Copy the data that follows, character for character, minus the pictures.
:::
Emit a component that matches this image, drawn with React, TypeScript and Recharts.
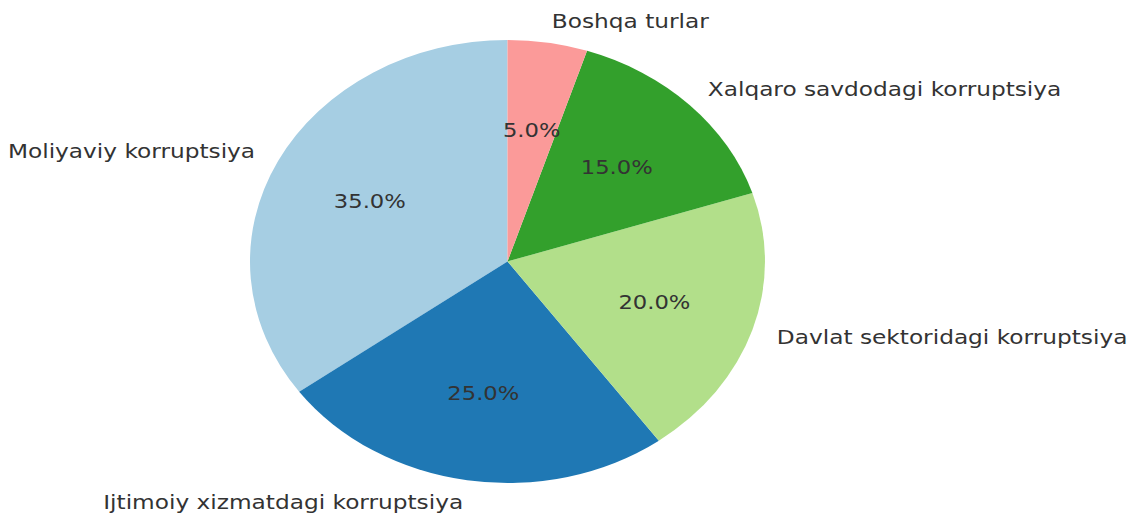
import React from 'react';
import { PieChart, Pie, Cell } from 'recharts';

const categories = [
  'Moliyaviy korruptsiya',
  'Ijtimoiy xizmatdagi korruptsiya',
  'Davlat sektoridagi korruptsiya',
  'Xalqaro savdodagi korruptsiya',
  'Boshqa turlar',
];
const shares = [35, 25, 20, 15, 5];
const colors = ['#a6cee3', '#1f78b4', '#b2df8a', '#33a02c', '#fb9a99'];

const data = categories.map((name, i) => ({ name, value: shares[i] }));

// the reference is stretched horizontally, so the whole chart is drawn round and scaled in x
const STRETCH = 1.1625;
const RAD = Math.PI / 180;

const renderLabel = (props: any) => {
  const { cx, cy, midAngle, outerRadius, percent, name } = props;
  const cos = Math.cos(-midAngle * RAD);
  const sin = Math.sin(-midAngle * RAD);
  const lx = cx + outerRadius * 1.1 * cos;
  const ly = cy + outerRadius * 1.1 * sin;
  const px = cx + outerRadius * 0.6 * cos;
  const py = cy + outerRadius * 0.6 * sin;
  return (
    <g>
      <text
        x={lx}
        y={ly}
        fill="#333333"
        fontSize={20}
        fontFamily="DejaVu Sans"
        textAnchor={cos >= 0 ? 'start' : 'end'}
        dominantBaseline="central"
      >
        {name}
      </text>
      <text
        x={px}
        y={py}
        fill="#333333"
        fontSize={19.5}
        fontFamily="DejaVu Sans"
        textAnchor="middle"
        dominantBaseline="central"
      >
        {(percent * 100).toFixed(1)}%
      </text>
    </g>
  );
};

const App: React.FC = () => {
  const innerWidth = 1130 / STRETCH;
  return (
    <div
      style={{
        position: 'absolute',
        left: 0,
        top: 0,
        width: 1130,
        height: 513,
        overflow: 'hidden',
        background: '#ffffff',
      }}
    >
      <div style={{ width: innerWidth, height: 513, transform: `scaleX(${STRETCH})`, transformOrigin: 'left top' }}>
        <PieChart width={innerWidth} height={513} margin={{ top: 0, right: 0, bottom: 0, left: 0 }}>
          <Pie
            data={data}
            dataKey="value"
            nameKey="name"
            cx={507.5 / STRETCH}
            cy={261.5}
            outerRadius={221.5}
            startAngle={90}
            endAngle={450}
            stroke="none"
            label={renderLabel}
            labelLine={false}
            isAnimationActive={false}
          >
            {data.map((entry, index) => (
              <Cell key={`cell-${index}`} fill={colors[index]} />
            ))}
          </Pie>
        </PieChart>
      </div>
    </div>
  );
};

export default App;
:::
* _Task result_:
Emit a component that matches this image, drawn with React, TypeScript and Recharts.
import React from 'react';
import { PieChart, Pie, Cell } from 'recharts';

const categories = [
  'Moliyaviy korruptsiya',
  'Ijtimoiy xizmatdagi korruptsiya',
  'Davlat sektoridagi korruptsiya',
  'Xalqaro savdodagi korruptsiya',
  'Boshqa turlar',
];
const shares = [35, 25, 20, 15, 5];
const colors = ['#a6cee3', '#1f78b4', '#b2df8a', '#33a02c', '#fb9a99'];

const data = categories.map((name, i) => ({ name, value: shares[i] }));

// the reference is stretched horizontally, so the whole chart is drawn round and scaled in x
const STRETCH = 1.1625;
const RAD = Math.PI / 180;

const renderLabel = (props: any) => {
  const { cx, cy, midAngle, outerRadius, percent, name } = props;
  const cos = Math.cos(-midAngle * RAD);
  const sin = Math.sin(-midAngle * RAD);
  const lx = cx + outerRadius * 1.1 * cos;
  const ly = cy + outerRadius * 1.1 * sin;
  const px = cx + outerRadius * 0.6 * cos;
  const py = cy + outerRadius * 0.6 * sin;
  return (
    <g>
      <text
        x={lx}
        y={ly}
        fill="#333333"
        fontSize={20}
        fontFamily="DejaVu Sans"
        textAnchor={cos >= 0 ? 'start' : 'end'}
        dominantBaseline="central"
      >
        {name}
      </text>
      <text
        x={px}
        y={py}
        fill="#333333"
        fontSize={19.5}
        fontFamily="DejaVu Sans"
        textAnchor="middle"
        dominantBaseline="central"
      >
        {(percent * 100).toFixed(1)}%
      </text>
    </g>
  );
};

const App: React.FC = () => {
  const innerWidth = 1130 / STRETCH;
  return (
    <div
      style={{
        position: 'absolute',
        left: 0,
        top: 0,
        width: 1130,
        height: 513,
        overflow: 'hidden',
        background: '#ffffff',
      }}
    >
      <div style={{ width: innerWidth, height: 513, transform: `scaleX(${STRETCH})`, transformOrigin: 'left top' }}>
        <PieChart width={innerWidth} height={513} margin={{ top: 0, right: 0, bottom: 0, left: 0 }}>
          <Pie
            data={data}
            dataKey="value"
            nameKey="name"
            cx={507.5 / STRETCH}
            cy={261.5}
            outerRadius={221.5}
            startAngle={90}
            endAngle={450}
            stroke="none"
            label={renderLabel}
            labelLine={false}
            isAnimationActive={false}
          >
            {data.map((entry, index) => (
              <Cell key={`cell-${index}`} fill={colors[index]} />
            ))}
          </Pie>
        </PieChart>
      </div>
    </div>
  );
};

export default App;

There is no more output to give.